Let me note that in this small Southern town I have gone about living my life dressed and no one has bothered me. Looked some, probably (undoubtedly) gossiped about, but overall ignored. That’s what I sought by moving here and I’ve been satisfied. So what happens when these same folk are forced together in a relatively small area for hours? I went to the shelter in sloppy jeans I wear when puttering around the house and yard… a simple old tunic I picked up at a yard sale… and ladies, NO HEELS! I know I know, how could I? Just slippers comfy from years of use. I had my wig on but no make-up. I definitely looked like what I am. And I was nervous. These people who usually just ignore me was forced to be in tight quarters, close enough to have to look at and, yikes, interact with. Don’t get me wrong… no one was mean to me. I didn’t have that happen. But I could just feel their distaste at having to be in my presence. You know that look. Like someone just farted in the air lock, face all scrunched up.

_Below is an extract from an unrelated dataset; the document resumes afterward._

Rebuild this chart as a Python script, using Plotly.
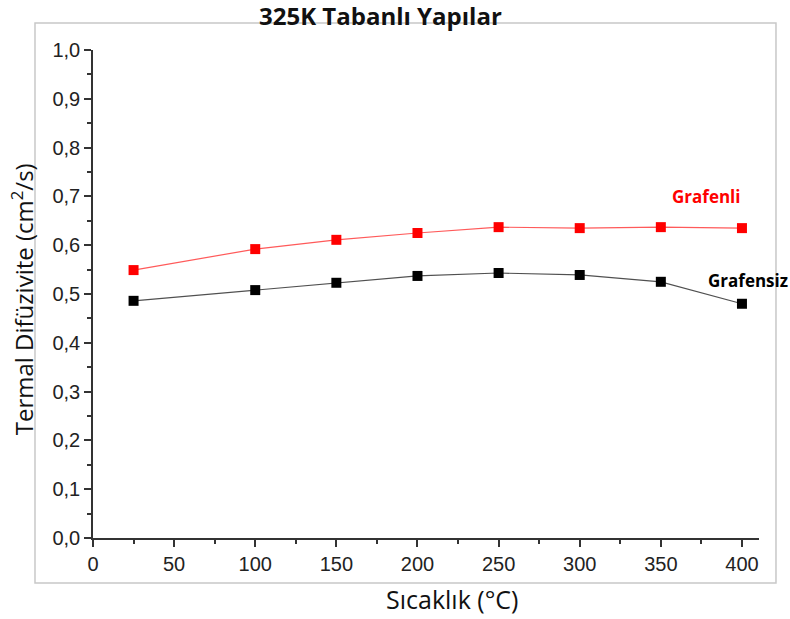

Now I have developed body dysphoria like I haven’t in years. I’m depressed. I know I won’t stay this way, I’ll be alright soon. I never stay depressed for long, I’ll get over it. Nevertheless, I’m reevaluating. I’m rethinking going out in public dressed as I am… a woman. I need to face it. I make other people uncomfortable. Having spent most of my life uncomfortable I certainly don’t want to make others feel that way. It’s a miserable feeling. Should I consider what I want over others? What gives me that right? I know what darling Daphne would do and that’s why I admire her. I’m not Daphne.
No decision yet. Right now I just finished giving myself a mani/pedi, fresh makeup and ordered a new dress over Amazon. I may feel better soon. We’ll see.
As a palette cleanser, I took this photo on Second Life as I contemplated life, romance and my future. I fucking wish I look like this.